OM is a mind-training practice that teaches us to attune to life with equal, simultaneous attention at the level of sensation so that, through resonance, we can experience intimacy in each moment. We can live in pitch-perfect response.
In OM, there are three speeds, three pressures, two directions, five lengths, and ten spots that in various combinations compose the sensory palate that plays throughout OM and our everyday lives. Whatever we are able to maintain continuous connection with, we have facility with, and with facility comes a sense of freedom.
Where our attention is unable to properly track and connect, we experience reactivity in the form of grasping, rejection, and checking out; we feel at the mercy of our ingrained responses, rather than feeling we have a choice.

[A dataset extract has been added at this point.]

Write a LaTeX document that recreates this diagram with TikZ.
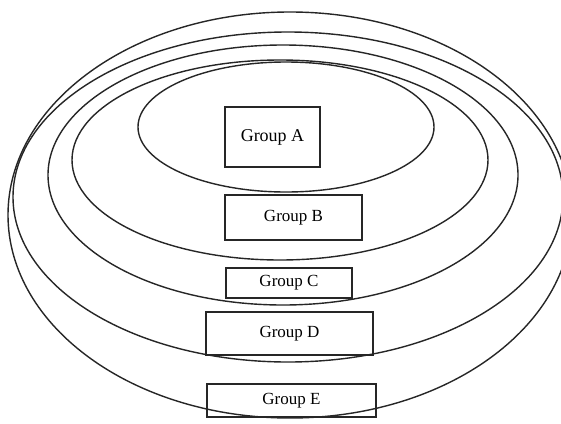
\documentclass[tikz,border=0pt]{standalone}
\usepackage{fontspec}
\setmainfont{Liberation Serif}
\begin{document}
\begin{tikzpicture}[x=1pt,y=-1pt,
  ring/.style={draw=black!85, line width=1.4pt},
  grpbox/.style={draw=black!85, line width=1.1pt, rectangle, inner sep=0pt,
    font=\fontsize{17}{20}\selectfont}]
\useasboundingbox[fill=white] (0,0) rectangle (561,423);
% rings (outer to inner)
\draw[ring] (290,215) ellipse [x radius=282, y radius=203];
\draw[ring] (288,197) ellipse [x radius=275, y radius=165];
\draw[ring] (283,175) ellipse [x radius=235, y radius=130];
\draw[ring] (280,160) ellipse [x radius=208, y radius=100];
\draw[ring] (286,127) ellipse [x radius=148, y radius=65];
% group boxes
\node[grpbox, minimum width=95pt, minimum height=60pt, font=\fontsize{18}{21}\selectfont] (ga) at (272.5,137) {Group A};
\node[grpbox, minimum width=137pt, minimum height=45pt] (gb) at (293.5,217.5) {Group B};
\node[grpbox, minimum width=126pt, minimum height=30pt] (gc) at (289,283) {Group C};
\node[grpbox, minimum width=167pt, minimum height=43pt] (gd) at (289.5,333.5) {Group D};
\node[grpbox, minimum width=169pt, minimum height=33pt] (ge) at (291.5,400.5) {Group E};
\end{tikzpicture}
\end{document}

The intention of OM, then, is to develop an attention that can accurately track and remain with sensation continuously in the face of not only a reality that changes, but one that changes in relationship.
In OM, the attention is being trained in the high art of moving with all gradients of sensation while participating as its conduit in a mutually influencing relationship. This is a key aspect of OM because it sets new grooves in the mind that prime it for relationships based in interdependency between two poles.
Developing this kind of attention is both extremely challenging and highly rewarding. A keen, zeroed-in, moment-to-moment inclination toward interdependency regulates attention into a state of taut, active awareness that can respond with optionality: the quality of having every option open equally with the depth to choose the path most in alignment with Eros.
The mind training that OM offers in optionality corrects for the tendency to develop peak states in isolation that do not translate into relational reality as well as the perception that the mundane experience of life cannot contribute to peak states.
In OM, we focus on finding peak-state consciousness in connection. This vertical consciousness is the capacity to first enter the Erotic state—which will be marked by a sense of presence, a feeling of timelessness and connection to all things—without any thought.
We then begin to build our lives outward from that state—one stroke at a time—until it becomes the whole of our lives. We learn to experience the feedback loop of reciprocity through the practice of OM until it becomes the way we relate with the entirety of our lives, until we achieve what is called unconditionality.
Unconditionality is the ability to meet and find this resonance with life such that the higher-order states of consciousness—love, freedom, Eros, peace, creativity—are available to us irrespective of conditions.
When we can find this resonance irrespective of the stroke we receive in an OM, we can abstract it and find it irrespective of the conditions in our lives. This develops a mind that is resourceful, resilient, subtle, and receptive. OM realized is the liberation of attention that makes available an unconditional intimacy with life.